Traumatic Childhood in the Age of Consumerism: A Critical Reading of Joyce Carol Oates’s My Sister, My Love
A Critical Reading of Joyce Carol Oates’s My Sister, My Love
Keywords:
Trauma, Consumerism, Joyce Carol, exploitation, My Sister, My LoveAbstract
Joyce Carol Oates recurrently articulates her antipathies for capitalist drives that visit the trauma and deprivation on the children in contemporary America. Oates in her fictions documents instances of child abuse and torture, often including the horrific cases of defilement and turbulent experiences. Undoubtedly, Oates’s insightful engagement with this vexatious subject in many of her fictions testifies to her emphasis on the massive prevalence of the problem in the society.
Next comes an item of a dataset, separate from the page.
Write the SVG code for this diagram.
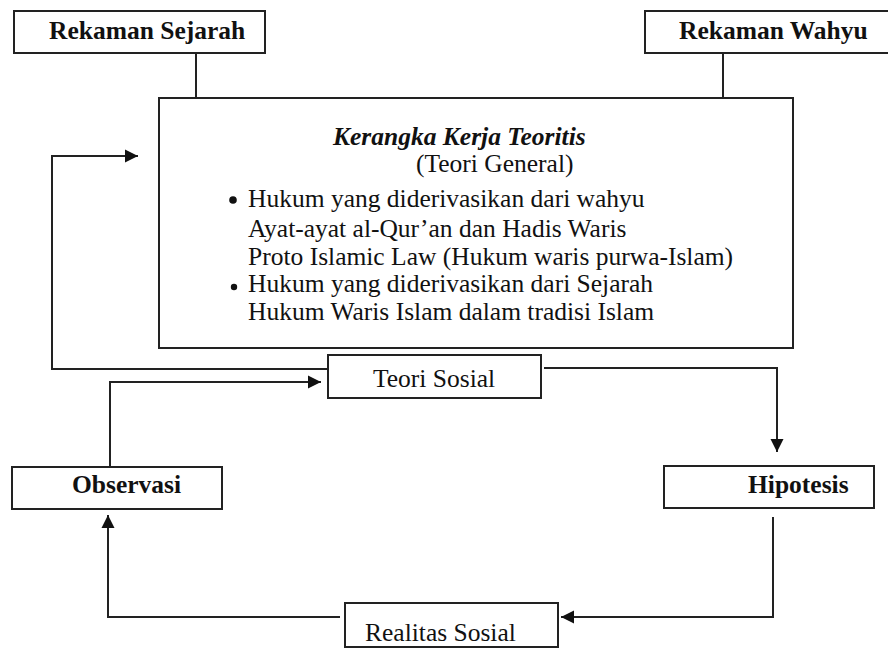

The present paper seeks to study her recent novel My Sister, My Love (2008) that in offering a bone-chilling picture of child exploitation uncovers the overwhelming consumerist ideology and social pathologies of the seemingly welfarist nation. Simply stated, the novel stridently satirizes the accelerating commercial progress of America that not only disrupts the ethical sensibilities of individuals but also stymies the children from growing into responsible citizens. The essay will focus on Oates’s social critique in My Sister, My Love that indicts both the proliferating media and cultural fascination for gripping sensationalism as distorting the collective awareness about the ills of child abuse.